Son günlerde Ömer Seyfettin’in Yüksek Ökçeler hikâyesi sık sık aklıma geliyor.
Birçok insan gibi yaşadığımız gerçekliği anlamlandırmaya, yorumlamaya çalışırken kendimi hikâyedeki Hatice Hanım’ın pozisyonunda buluyorum.
Hikâyede Ömer Seyfettin toplumun takındığı maskeyi Hatice Hanım’ın yüksek ökçeli ayakkabılarıyla ortaya koyuyor.
Hatice Hanım zengin, dul bir kadın. Hassas olduğu konular temizlik ve namusluluk. Yanında çalışanların bu konudaki ahlakından emin, onlara güveniyor. Yüksek ökçeli ayakkabılarıyla köşkü dolanarak sık sık çalışanlarını teftiş ediyor. Her şey yolundadır.
Gerçek ise Hatice Hanım’ın rahatsızlanması ve doktor tavsiyesi ile yüksek ökçeli ayakkabılarını çıkarmasıyla kendini gösteriyor. Çalışanlar, Hatice Hanım’ın ayakkabı sesleriyle kendilerine çeki düzen veriyordur. Ayak sesleri kesilince Hatice Hanım çalışanlarının hırsızlıklarına, düzenbazlıklarına ve namussuzluklarına şahit olur.
Hatice Hanım eski çalışanlarını çıkarıp yeni çalışanlar işe alsa da yüksek ökçeli ayakkabılarını giymediği sürece hırsızlık, arsızlık devam eder. Sağlığı yerine gelmiştir ancak her şeyi görüyordur, duyuyordur ve neden huzuru kalmamıştır. Böylece bir tercih yapar ve yüksek ökçeli ayakkabılarını geri giyer. Ahlaksızlar devam etse de huzuru tekrar yerine gelmiştir, gözle görmediği için vicdanı da rahattır.
Bu hikaye ile toplumun sahip olduğunu iddia ettiği, dillendirdiği değerler ile gerçekte toplumun yaşadığı ahlaki deformasyonlar, suça göz yumma, ortak olma, denetimsizlik gibi olgular sade bir şekilde somutlaştırılmaktadır.
Edebiyat içinden çıktığı toplumu yansıtır. Ve yazarlar bizim anlamlandıramadığımız, içinden çıkamadığımız olaylar karmaşasını yetenekleriyle sade ve anlaşılır şekilde bize aksettirir. Çoğu zaman okurken yaşadığım olayların ve hissettiğim duyguların bu kadar güzel kelimelere dökülmesi beni şaşırtmıştır. Eminin okuyan herkes bu hisse vakıftır.

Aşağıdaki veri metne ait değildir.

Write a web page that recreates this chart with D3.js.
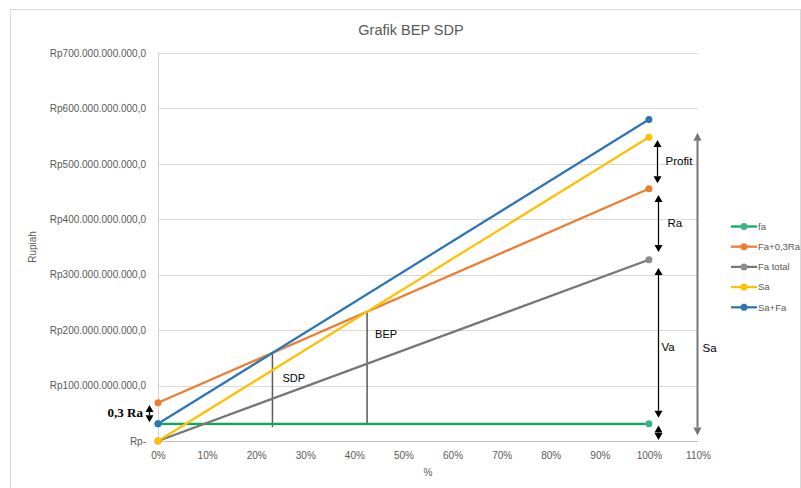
<!DOCTYPE html>
<html><head><meta charset="utf-8">
<script src="https://cdn.jsdelivr.net/npm/d3@7"></script>
<style>body{margin:0;background:#fff}svg{display:block}</style>
</head><body>
<svg id="c" width="801" height="488"></svg>
<script>
// ---- data ----
const xValues = [0, 1];                 // 0% and 100%
const seriesNames = ["fa", "Fa+0,3Ra", "Fa total", "Sa", "Sa+Fa"];
const faVals      = [31e9, 31e9];
const faRaVals    = [69e9, 455e9];
const faTotalVals = [0, 327e9];
const saVals      = [0, 548e9];
const saFaVals    = [31e9, 580e9];
const yTicks = [0, 100e9, 200e9, 300e9, 400e9, 500e9, 600e9, 700e9];
const xTicks = [0, .1, .2, .3, .4, .5, .6, .7, .8, .9, 1, 1.1];
// annotation arrows: [x, yFrom, yTo, label, labelValue]
const arrowsBlack = [
  [-0.018, 65e9, 34e9, "", 0],
  [1.016, 543e9, 465e9, "Profit", 505e9],
  [1.018, 444e9, 341e9, "Ra", 393e9],
  [1.018, 312e9, 42e9, "Va", 170e9],
  [1.018, 28e9, 2e9, "", 0]
];
const arrowSa = [1.098, 556e9, 10e9, "Sa", 168e9];
const sdpLabelValue = 113e9, bepLabelValue = 193e9;

const colors = ["#00B050", "#ED7D31", "#767676", "#FFC000", "#2E75B6"];
const markerColors = ["#3DB08C", "#ED7D31", "#8C8C8C", "#FFC000", "#2E75B6"];
const allSeries = [faVals, faRaVals, faTotalVals, saVals, saFaVals];

const svg = d3.select("#c");
const font = "'Liberation Sans', Arial, sans-serif";
const x = d3.scaleLinear().domain([0, 1.1]).range([158, 698]);
const y = d3.scaleLinear().domain([0, 700e9]).range([441, 53]);

// outer border
svg.append("rect").attr("x", 10.5).attr("y", 9.5).attr("width", 790).attr("height", 500)
  .attr("fill", "#fff").attr("stroke", "#d9d9d9");

// title
svg.append("text").attr("x", 411).attr("y", 35).attr("text-anchor", "middle")
  .attr("font-family", font).attr("font-size", 14.5).attr("fill", "#595959").text("Grafik BEP SDP");

// gridlines
svg.append("g").selectAll("line").data(yTicks.filter(d => d > 0)).join("line")
  .attr("x1", x(0)).attr("x2", x(1.1)).attr("y1", d => Math.round(y(d)) + .5).attr("y2", d => Math.round(y(d)) + .5)
  .attr("stroke", "#d9d9d9").attr("stroke-width", 1);

// axes lines
svg.append("line").attr("x1", x(0)).attr("x2", x(1.1)).attr("y1", y(0) + .5).attr("y2", y(0) + .5).attr("stroke", "#bfbfbf");
svg.append("line").attr("x1", x(0) + .5).attr("x2", x(0) + .5).attr("y1", y(700e9)).attr("y2", y(0)).attr("stroke", "#d0d0d0");

const fmtRp = d => d === 0 ? "Rp-" : "Rp" + d3.format(",")(d).replace(/,/g, ".") + ",0";
const yAxis = svg.append("g").attr("transform", `translate(${x(0)},0)`)
  .call(d3.axisLeft(y).tickValues(yTicks).tickFormat(fmtRp).tickSize(0).tickPadding(12));
yAxis.select(".domain").remove();
yAxis.selectAll("text").attr("font-family", font).attr("font-size", 10).attr("fill", "#595959");

const xAxis = svg.append("g").attr("transform", `translate(0,${y(0)})`)
  .call(d3.axisBottom(x).tickValues(xTicks).tickFormat(d3.format(".0%")).tickSize(0).tickPadding(11));
xAxis.select(".domain").remove();
xAxis.selectAll("text").attr("font-family", font).attr("font-size", 10).attr("fill", "#595959");

// axis titles
svg.append("text").attr("transform", "translate(36,247) rotate(-90)").attr("text-anchor", "middle")
  .attr("font-family", font).attr("font-size", 10).attr("fill", "#595959").text("Rupiah");
svg.append("text").attr("x", 428).attr("y", 476).attr("text-anchor", "middle")
  .attr("font-family", font).attr("font-size", 10).attr("fill", "#595959").text("%");

// intersection helpers for SDP / BEP verticals
function cross(a, b) {
  const sa_ = a[1] - a[0], sb_ = b[1] - b[0];
  const t = (b[0] - a[0]) / (sa_ - sb_);
  return [t, a[0] + sa_ * t];
}
const sdp = cross(saFaVals, faRaVals);
const bep = cross(saVals, faRaVals);
svg.append("line").attr("x1", x(sdp[0])).attr("x2", x(sdp[0])).attr("y1", y(sdp[1])).attr("y2", y(25e9))
  .attr("stroke", "#595959").attr("stroke-width", 1.5);
svg.append("line").attr("x1", x(bep[0])).attr("x2", x(bep[0])).attr("y1", y(bep[1])).attr("y2", y(31e9))
  .attr("stroke", "#595959").attr("stroke-width", 1.5);
svg.append("text").attr("x", x(sdp[0]) + 10).attr("y", y(sdpLabelValue)).attr("dy", "0.35em").attr("font-family", font)
  .attr("font-size", 11).attr("fill", "#000").text("SDP");
svg.append("text").attr("x", x(bep[0]) + 8).attr("y", y(bepLabelValue)).attr("dy", "0.35em").attr("font-family", font)
  .attr("font-size", 11).attr("fill", "#000").text("BEP");

// series lines
const line = d3.line().x((d, i) => x(xValues[i])).y(d => y(d));
allSeries.forEach((s, k) => {
  svg.append("path").attr("d", line(s)).attr("fill", "none").attr("stroke", colors[k]).attr("stroke-width", 2.25);
});
allSeries.forEach((s, k) => {
  svg.append("g").selectAll("circle").data(s).join("circle")
    .attr("cx", (d, i) => x(xValues[i])).attr("cy", d => y(d)).attr("r", 3.5)
    .attr("fill", markerColors[k]);
});

// arrows
function arrow(ax, y1v, y2v, color, w, head) {
  const px = Math.round(x(ax)) + .5, p1 = y(y1v), p2 = y(y2v);
  const dir = p2 > p1 ? 1 : -1;
  svg.append("line").attr("x1", px).attr("x2", px).attr("y1", p1 + dir * head).attr("y2", p2 - dir * head)
    .attr("stroke", color).attr("stroke-width", w);
  svg.append("path").attr("d", `M${px},${p1} L${px - 4},${p1 + dir * head} L${px + 4},${p1 + dir * head} Z`).attr("fill", color);
  svg.append("path").attr("d", `M${px},${p2} L${px - 4},${p2 - dir * head} L${px + 4},${p2 - dir * head} Z`).attr("fill", color);
  return px;
}
arrowsBlack.forEach(a => {
  const px = arrow(a[0], a[1], a[2], "#000", 1.25, 7);
  if (a[3]) {
    const dx = a[3] === "Va" ? 3 : (a[3] === "Profit" ? 8 : 9);
    svg.append("text").attr("x", px + dx).attr("y", y(a[4])).attr("dy", "0.35em").attr("font-family", font)
      .attr("font-size", 11.5).attr("fill", "#000").text(a[3]);
  }
});
{
  const px = arrow(arrowSa[0], arrowSa[1], arrowSa[2], "#767676", 2, 8);
  svg.append("text").attr("x", px + 5).attr("y", y(arrowSa[4])).attr("dy", "0.35em").attr("font-family", font)
    .attr("font-size", 11.5).attr("fill", "#000").text(arrowSa[3]);
}
svg.append("text").attr("x", 143).attr("y", 417).attr("text-anchor", "end")
  .attr("font-family", "'Liberation Serif', 'Times New Roman', serif").attr("font-weight", "bold")
  .attr("font-size", 13).attr("fill", "#000").text("0,3 Ra");

// legend
const lg = svg.append("g").selectAll("g").data(seriesNames).join("g")
  .attr("transform", (d, i) => `translate(731,${226.5 + i * 20.2})`);
lg.append("line").attr("x1", 0).attr("x2", 26).attr("stroke", (d, i) => colors[i]).attr("stroke-width", 2.25);
lg.append("circle").attr("cx", 13).attr("r", 3.5).attr("fill", (d, i) => markerColors[i]);
lg.append("text").attr("x", 27).attr("dy", "0.35em").attr("font-family", font).attr("font-size", 9.5)
  .attr("fill", "#595959").text(d => d);
</script>
</body></html>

Bizim yüksek ökçeli ayakkabılarımız nelerdir?
Gerçeğin huzursuzluğunu mu tercih edeceğiz yoksa yüksek ökçeli ayakkabılarımızı giyip, ahlaklı, namuslu ‘imiş’ gibi yapıp vicdanlarımızı mı rahatlatacağız?
Aslında toplumun çoğunluğu olarak neyi tercih ettiğimizi defalarca gördük. Yolsuzluk kasetleri çıktığında, gencecik kızlarımız tecavüz edilip öldürüldüğünde, çocuklarımız kurslarda istismar edildiğinde, KHK’larla suçsuz insanlar bir gecede işinden edildiğinde, adalet saraylarımız adalet yerine siyasi kararlar dağıtmaya başladığında…
Toplum hayatı dışında birey olarak kendi hayatımızda da böyle bir seçimle yüz yüze olduğumuzu düşünüyorum. Hepimizin bir gece yüksek ökçeli ayakkabıları cebren elinden alındı ve o geceden beri gerçek tüm çıplaklığıyla gözümüzün önüne serildi.
Şu anda cebr-i lütfi olarak görülebilecek bu olayları aslında gerçeği görüp hayatımıza yeni bir istikamet vermek için bir şans olarak değerlendirebiliriz. Cebren olması yapan için zulüm olsa da bireye bakan yönünü kader olarak değerlendirip lütuf olarak görülebilir.
Böyle bakalım ya da bakmayalım ayağımızdan yüksek ökçeli ayakkabılar çıkınca en yakınımızdan en uzağımıza, hatta kendimizde bile namus, ahlak boyutunda maskeler düştü, gerçek göründü.
Şimdi bu gerçekle ne yapacağız? Tekrar yüksek ökçeli ayakkabılarımızı giyip ‘mış’ gibi yapıp, vicdanımızı mı rahatlatacağız yoksa yalın ayak hayatımıza yeni bir yön mü vereceğiz?